Task directions
Pictures stay out of this copy, which runs from the first line of the material through the line containing "fig.text(359 / W, 1".
-- START Material --
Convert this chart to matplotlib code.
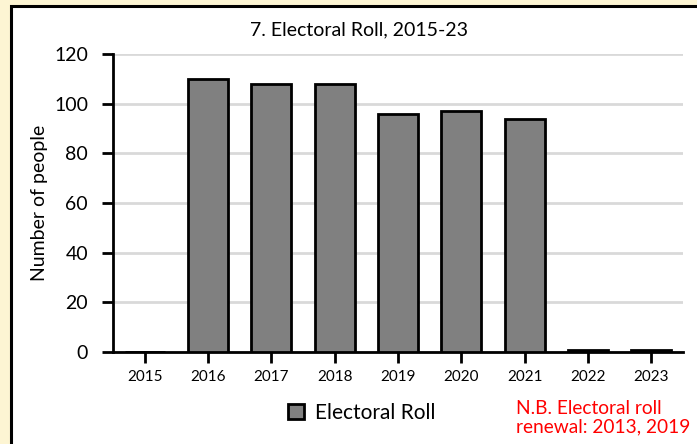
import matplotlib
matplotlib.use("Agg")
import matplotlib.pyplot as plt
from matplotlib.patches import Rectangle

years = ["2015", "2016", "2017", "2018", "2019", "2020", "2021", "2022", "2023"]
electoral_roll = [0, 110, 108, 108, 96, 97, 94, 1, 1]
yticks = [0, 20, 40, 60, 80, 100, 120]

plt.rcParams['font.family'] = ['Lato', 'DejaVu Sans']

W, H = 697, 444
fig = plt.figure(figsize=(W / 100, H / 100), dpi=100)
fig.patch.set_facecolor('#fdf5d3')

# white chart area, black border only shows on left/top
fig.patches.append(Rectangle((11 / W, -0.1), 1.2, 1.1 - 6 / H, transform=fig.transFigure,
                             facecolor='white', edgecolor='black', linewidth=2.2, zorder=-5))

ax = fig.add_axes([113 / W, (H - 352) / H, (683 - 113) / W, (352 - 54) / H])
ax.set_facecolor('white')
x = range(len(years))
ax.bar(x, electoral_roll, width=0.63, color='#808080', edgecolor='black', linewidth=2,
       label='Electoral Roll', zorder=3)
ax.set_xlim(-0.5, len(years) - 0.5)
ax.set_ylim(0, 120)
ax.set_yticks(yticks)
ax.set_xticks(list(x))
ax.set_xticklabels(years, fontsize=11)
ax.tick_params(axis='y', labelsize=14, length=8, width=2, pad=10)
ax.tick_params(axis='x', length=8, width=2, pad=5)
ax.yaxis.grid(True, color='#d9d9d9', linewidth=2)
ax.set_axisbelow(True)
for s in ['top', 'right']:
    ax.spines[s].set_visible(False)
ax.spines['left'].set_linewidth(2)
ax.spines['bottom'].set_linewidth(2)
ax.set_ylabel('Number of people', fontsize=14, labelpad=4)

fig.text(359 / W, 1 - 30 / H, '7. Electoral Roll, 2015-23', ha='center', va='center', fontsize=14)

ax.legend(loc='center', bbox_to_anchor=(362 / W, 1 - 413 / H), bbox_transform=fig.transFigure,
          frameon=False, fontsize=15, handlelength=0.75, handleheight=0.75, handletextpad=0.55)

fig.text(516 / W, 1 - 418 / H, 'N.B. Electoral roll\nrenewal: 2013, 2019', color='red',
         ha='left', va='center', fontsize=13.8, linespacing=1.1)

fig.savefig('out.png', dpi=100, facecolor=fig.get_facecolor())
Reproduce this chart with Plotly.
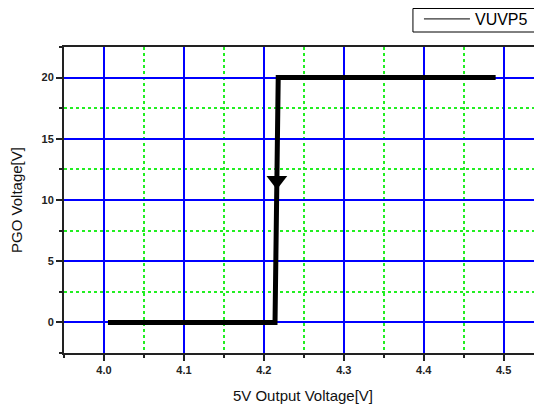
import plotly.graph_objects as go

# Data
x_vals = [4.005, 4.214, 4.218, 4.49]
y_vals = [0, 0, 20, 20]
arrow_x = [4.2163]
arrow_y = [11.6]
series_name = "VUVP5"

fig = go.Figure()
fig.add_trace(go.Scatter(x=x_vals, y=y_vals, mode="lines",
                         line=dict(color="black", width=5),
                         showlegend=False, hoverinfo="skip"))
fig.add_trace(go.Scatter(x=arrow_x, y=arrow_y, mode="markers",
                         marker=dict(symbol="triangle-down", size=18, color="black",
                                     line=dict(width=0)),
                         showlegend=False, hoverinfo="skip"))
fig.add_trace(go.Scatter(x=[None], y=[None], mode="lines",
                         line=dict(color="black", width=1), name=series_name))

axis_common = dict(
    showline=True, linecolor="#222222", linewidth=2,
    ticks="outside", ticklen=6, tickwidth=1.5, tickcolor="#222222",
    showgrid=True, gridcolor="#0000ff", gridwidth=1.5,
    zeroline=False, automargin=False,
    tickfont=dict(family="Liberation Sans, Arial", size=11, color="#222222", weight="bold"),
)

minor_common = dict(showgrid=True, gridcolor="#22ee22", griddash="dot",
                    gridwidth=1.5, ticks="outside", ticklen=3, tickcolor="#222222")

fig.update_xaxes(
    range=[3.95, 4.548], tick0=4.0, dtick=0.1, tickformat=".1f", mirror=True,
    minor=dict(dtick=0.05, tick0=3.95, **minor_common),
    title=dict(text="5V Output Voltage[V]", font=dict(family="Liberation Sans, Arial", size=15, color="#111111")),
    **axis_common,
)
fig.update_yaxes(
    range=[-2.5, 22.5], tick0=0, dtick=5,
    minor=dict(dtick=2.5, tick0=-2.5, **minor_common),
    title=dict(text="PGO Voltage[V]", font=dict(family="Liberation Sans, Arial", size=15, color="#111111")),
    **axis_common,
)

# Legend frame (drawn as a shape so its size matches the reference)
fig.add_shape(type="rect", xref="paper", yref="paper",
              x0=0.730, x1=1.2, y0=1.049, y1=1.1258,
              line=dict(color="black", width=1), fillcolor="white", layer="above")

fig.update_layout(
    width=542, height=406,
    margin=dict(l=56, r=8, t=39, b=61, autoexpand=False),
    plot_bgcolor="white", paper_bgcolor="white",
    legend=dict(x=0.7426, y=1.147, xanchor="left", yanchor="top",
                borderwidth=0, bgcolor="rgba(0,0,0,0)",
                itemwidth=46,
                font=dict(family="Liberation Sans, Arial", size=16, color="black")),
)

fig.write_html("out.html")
-- END Material --
Complete output
Convert this chart to matplotlib code.
import matplotlib
matplotlib.use("Agg")
import matplotlib.pyplot as plt
from matplotlib.patches import Rectangle

years = ["2015", "2016", "2017", "2018", "2019", "2020", "2021", "2022", "2023"]
electoral_roll = [0, 110, 108, 108, 96, 97, 94, 1, 1]
yticks = [0, 20, 40, 60, 80, 100, 120]

plt.rcParams['font.family'] = ['Lato', 'DejaVu Sans']

W, H = 697, 444
fig = plt.figure(figsize=(W / 100, H / 100), dpi=100)
fig.patch.set_facecolor('#fdf5d3')

# white chart area, black border only shows on left/top
fig.patches.append(Rectangle((11 / W, -0.1), 1.2, 1.1 - 6 / H, transform=fig.transFigure,
                             facecolor='white', edgecolor='black', linewidth=2.2, zorder=-5))

ax = fig.add_axes([113 / W, (H - 352) / H, (683 - 113) / W, (352 - 54) / H])
ax.set_facecolor('white')
x = range(len(years))
ax.bar(x, electoral_roll, width=0.63, color='#808080', edgecolor='black', linewidth=2,
       label='Electoral Roll', zorder=3)
ax.set_xlim(-0.5, len(years) - 0.5)
ax.set_ylim(0, 120)
ax.set_yticks(yticks)
ax.set_xticks(list(x))
ax.set_xticklabels(years, fontsize=11)
ax.tick_params(axis='y', labelsize=14, length=8, width=2, pad=10)
ax.tick_params(axis='x', length=8, width=2, pad=5)
ax.yaxis.grid(True, color='#d9d9d9', linewidth=2)
ax.set_axisbelow(True)
for s in ['top', 'right']:
    ax.spines[s].set_visible(False)
ax.spines['left'].set_linewidth(2)
ax.spines['bottom'].set_linewidth(2)
ax.set_ylabel('Number of people', fontsize=14, labelpad=4)

fig.text(359 / W, 1 - 30 / H, '7. Electoral Roll, 2015-23', ha='center', va='center', fontsize=14)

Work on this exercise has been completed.